Crusader Gold
- First UK edition
- Author: David Gibbins
- Cover artist: Lee Gibbons/David Grogan
- Language: English
- Series: Jack Howard series
- Genre: archaeological thriller
- Publisher: Headline (UK) Bantam Dell (US)
- Publication date: 2006
- Publication place: UK
- Media type: hardback, paperback, audiobook and ebook
- Pages: 339 (hardback)
- ISBN: 0-7553-2423-4
- Preceded by: Atlantis
- Followed by: The Last Gospel

= Crusader Gold =

2006 novel by David Gibbins

Crusader Gold is an archaeological adventure novel by David Gibbins. First published in 2006, it is the second book in Gibbins's Jack Howard series. It has been published in more than 20 languages and was a New York Times bestseller.

==Plot summary==
Following a prologue set in AD 71 when the golden menorah from the Jewish Temple in Jerusalem is locked away in Rome, the novel picks up in present-day Turkey with marine archaeologist Jack Howard on a hunt for ancient treasures in the harbour of Istanbul, formerly Constantinople. One item not among the treasures thrown into the harbour when the Crusaders pillaged the city is the menorah, and Jack soon learns from colleagues Jeremy and Maria that it may have been stolen from Constantinople by Norse warrior Harald Hardrada during his service to the emperor of Constantinople and taken by him on his explorations of the New World.

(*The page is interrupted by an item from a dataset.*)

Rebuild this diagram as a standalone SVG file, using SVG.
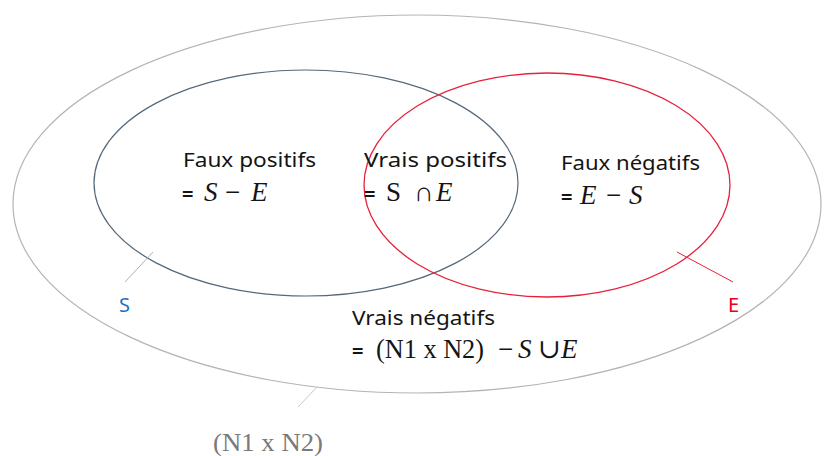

Jack goes to the monastery at Iona in Scotland to see a priest who tells him that the Nazi Ahnenerbe were on the trail of the menorah in the 1930s. The priest is found gruesomely murdered, showing that there are present-day Nazis who are shadowing them. In Greenland Jack and his friend Costas dive inside an iceberg, where they find a perfectly preserved Viking ship burial containing one of Hardrada's warriors. They go to L'Anse aux Meadows, the Viking site in Greenland, where further clues lead them to the Yucatán in Mexico, where Hardrada and his men had a final standoff with the Maya. After a perilous dive into a cenote, Jack discovers the truth of Hardrada's last stand and the fate of the menorah, and he has his own final standoff with the latter-day Nazi and his henchmen who have been following him.

The book ends with a chapter-length Author's Note in which Gibbins details the historical and archaeological facts behind the fiction in the novel.